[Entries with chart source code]

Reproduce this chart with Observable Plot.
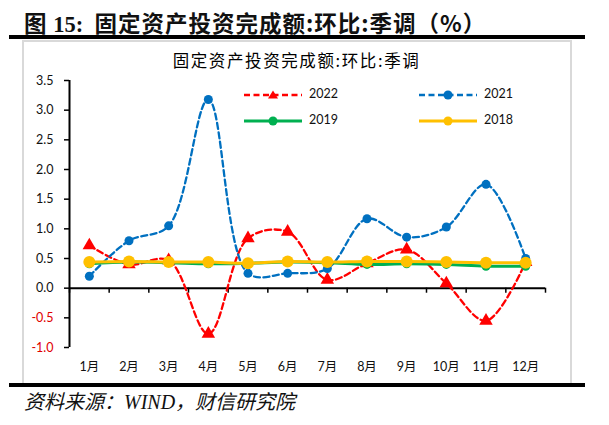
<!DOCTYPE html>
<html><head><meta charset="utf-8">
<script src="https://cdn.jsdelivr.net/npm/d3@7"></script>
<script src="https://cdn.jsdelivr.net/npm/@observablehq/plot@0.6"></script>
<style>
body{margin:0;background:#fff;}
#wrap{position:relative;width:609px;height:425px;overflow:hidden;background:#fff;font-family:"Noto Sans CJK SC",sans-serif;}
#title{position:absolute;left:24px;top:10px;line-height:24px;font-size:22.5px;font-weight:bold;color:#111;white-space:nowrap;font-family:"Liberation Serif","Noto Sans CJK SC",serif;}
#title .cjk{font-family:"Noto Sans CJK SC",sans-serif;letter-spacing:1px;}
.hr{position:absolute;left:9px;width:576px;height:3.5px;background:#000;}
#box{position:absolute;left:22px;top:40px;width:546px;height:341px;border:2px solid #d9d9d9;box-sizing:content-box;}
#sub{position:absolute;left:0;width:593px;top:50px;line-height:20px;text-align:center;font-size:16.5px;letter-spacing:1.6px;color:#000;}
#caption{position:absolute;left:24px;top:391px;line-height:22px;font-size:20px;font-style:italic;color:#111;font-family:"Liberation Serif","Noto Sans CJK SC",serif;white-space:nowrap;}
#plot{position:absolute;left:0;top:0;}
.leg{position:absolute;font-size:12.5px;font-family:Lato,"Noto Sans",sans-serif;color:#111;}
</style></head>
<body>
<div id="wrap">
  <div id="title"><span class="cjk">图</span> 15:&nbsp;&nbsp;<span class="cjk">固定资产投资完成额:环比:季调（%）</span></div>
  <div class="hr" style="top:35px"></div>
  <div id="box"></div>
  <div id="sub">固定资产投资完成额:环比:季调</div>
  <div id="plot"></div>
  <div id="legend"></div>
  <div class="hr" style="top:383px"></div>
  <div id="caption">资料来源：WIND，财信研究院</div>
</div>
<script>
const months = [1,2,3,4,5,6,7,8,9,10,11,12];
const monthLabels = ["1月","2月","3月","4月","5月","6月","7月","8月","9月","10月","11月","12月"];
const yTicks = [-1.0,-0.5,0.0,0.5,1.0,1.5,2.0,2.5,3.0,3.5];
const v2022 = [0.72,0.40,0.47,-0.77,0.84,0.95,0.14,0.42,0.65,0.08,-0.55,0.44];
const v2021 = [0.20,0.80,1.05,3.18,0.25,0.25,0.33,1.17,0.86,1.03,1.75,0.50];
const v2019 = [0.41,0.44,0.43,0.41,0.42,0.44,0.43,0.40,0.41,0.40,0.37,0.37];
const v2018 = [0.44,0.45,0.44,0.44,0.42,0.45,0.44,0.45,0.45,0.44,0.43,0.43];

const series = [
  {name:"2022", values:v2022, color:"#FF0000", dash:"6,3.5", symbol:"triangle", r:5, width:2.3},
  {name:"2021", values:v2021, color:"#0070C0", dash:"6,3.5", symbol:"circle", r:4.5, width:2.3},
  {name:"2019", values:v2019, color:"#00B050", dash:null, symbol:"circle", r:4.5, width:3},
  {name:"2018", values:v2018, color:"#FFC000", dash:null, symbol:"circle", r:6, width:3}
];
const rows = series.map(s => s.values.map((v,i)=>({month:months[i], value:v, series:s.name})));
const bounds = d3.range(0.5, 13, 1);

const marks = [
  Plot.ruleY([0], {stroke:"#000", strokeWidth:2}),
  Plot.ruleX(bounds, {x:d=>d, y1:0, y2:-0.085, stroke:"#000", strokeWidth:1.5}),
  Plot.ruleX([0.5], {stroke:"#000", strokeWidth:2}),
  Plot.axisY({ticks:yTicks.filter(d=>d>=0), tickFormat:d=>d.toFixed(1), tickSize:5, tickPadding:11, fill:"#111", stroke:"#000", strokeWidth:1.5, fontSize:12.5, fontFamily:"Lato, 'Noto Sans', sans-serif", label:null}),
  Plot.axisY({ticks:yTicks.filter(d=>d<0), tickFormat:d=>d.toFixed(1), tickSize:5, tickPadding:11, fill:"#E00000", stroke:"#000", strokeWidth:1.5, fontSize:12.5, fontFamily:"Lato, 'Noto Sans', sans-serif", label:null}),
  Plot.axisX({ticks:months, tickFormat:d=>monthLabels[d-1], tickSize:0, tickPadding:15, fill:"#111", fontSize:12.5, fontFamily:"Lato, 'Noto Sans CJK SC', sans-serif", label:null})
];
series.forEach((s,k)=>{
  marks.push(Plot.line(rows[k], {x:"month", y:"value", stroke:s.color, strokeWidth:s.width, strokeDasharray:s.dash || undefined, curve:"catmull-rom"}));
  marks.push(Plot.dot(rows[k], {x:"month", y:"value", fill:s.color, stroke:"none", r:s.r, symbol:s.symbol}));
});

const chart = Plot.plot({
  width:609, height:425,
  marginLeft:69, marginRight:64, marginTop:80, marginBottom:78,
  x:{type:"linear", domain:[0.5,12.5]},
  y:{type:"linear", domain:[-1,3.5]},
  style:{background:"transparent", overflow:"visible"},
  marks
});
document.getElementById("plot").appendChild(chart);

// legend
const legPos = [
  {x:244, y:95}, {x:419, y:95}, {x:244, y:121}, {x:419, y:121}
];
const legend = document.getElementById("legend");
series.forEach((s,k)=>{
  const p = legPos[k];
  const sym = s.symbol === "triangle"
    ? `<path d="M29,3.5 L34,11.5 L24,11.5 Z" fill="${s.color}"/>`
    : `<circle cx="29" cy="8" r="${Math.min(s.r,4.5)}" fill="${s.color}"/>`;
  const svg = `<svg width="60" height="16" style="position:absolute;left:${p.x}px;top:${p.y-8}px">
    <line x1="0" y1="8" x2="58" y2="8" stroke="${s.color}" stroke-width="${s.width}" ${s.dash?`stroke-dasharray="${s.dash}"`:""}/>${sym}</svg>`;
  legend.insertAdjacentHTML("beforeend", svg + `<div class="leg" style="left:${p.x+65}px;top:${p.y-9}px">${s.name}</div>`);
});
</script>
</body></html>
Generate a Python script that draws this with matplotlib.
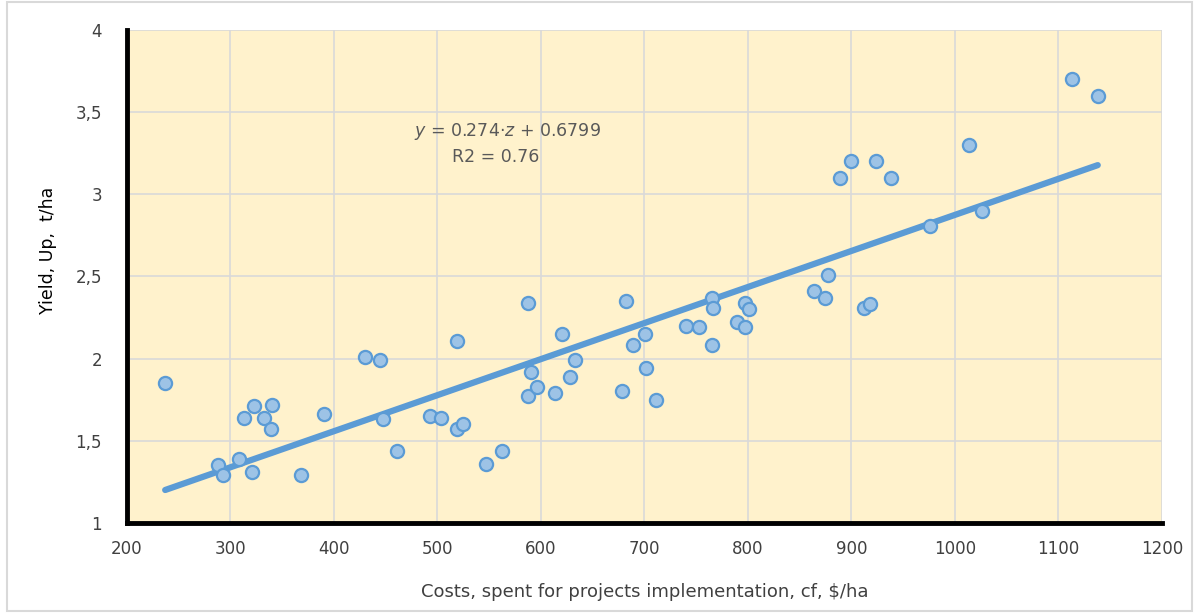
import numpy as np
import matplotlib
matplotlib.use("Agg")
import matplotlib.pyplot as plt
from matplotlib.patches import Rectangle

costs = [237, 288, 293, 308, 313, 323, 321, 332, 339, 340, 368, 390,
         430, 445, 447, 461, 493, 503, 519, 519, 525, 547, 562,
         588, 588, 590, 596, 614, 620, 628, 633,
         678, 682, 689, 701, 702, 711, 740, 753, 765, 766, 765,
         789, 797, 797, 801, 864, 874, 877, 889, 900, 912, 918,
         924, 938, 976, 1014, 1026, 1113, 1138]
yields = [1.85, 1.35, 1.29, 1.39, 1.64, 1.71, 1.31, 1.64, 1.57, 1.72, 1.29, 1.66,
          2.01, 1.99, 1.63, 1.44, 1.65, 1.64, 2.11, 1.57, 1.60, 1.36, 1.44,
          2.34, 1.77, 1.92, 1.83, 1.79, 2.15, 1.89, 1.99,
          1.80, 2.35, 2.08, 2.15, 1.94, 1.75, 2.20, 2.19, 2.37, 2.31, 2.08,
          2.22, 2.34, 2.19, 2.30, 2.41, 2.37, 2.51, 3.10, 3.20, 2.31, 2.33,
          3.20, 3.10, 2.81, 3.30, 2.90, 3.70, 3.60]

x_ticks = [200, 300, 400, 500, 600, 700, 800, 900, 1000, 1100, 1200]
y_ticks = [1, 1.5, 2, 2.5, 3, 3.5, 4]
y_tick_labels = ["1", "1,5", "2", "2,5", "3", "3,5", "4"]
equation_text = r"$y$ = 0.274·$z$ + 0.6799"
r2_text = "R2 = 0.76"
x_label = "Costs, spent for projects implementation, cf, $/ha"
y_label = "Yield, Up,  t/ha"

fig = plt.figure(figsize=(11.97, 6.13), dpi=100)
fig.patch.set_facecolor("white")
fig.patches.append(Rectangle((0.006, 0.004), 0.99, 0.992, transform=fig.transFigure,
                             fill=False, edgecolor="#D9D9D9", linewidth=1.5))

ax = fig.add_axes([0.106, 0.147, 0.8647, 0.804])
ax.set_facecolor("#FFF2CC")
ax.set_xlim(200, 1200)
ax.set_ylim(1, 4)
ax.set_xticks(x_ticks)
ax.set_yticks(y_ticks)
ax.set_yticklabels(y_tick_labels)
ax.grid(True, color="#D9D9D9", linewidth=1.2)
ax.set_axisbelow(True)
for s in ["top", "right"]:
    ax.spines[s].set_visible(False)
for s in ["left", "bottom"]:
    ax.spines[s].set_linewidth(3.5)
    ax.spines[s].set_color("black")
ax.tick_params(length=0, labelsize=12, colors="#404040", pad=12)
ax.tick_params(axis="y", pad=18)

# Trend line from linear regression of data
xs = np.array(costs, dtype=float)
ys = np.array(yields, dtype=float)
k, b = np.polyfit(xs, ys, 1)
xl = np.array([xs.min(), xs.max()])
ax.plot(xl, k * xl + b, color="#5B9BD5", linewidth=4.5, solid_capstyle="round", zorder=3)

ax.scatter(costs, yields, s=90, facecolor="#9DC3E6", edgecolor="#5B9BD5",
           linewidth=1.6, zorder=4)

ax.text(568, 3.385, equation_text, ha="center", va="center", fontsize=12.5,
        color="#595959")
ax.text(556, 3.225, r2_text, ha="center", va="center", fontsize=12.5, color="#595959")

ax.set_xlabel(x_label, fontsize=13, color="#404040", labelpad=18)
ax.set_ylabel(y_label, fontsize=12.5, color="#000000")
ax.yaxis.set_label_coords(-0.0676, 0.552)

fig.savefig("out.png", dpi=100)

* _Problem to solve_
Reproduce exactly the lines above starting at the line containing "Generate a Python" and ending at the line containing "from matplotlib.patches import Rectangle", including both, but not the pictures.

* _Task answer_
Generate a Python script that draws this with matplotlib.
import numpy as np
import matplotlib
matplotlib.use("Agg")
import matplotlib.pyplot as plt
from matplotlib.patches import Rectangle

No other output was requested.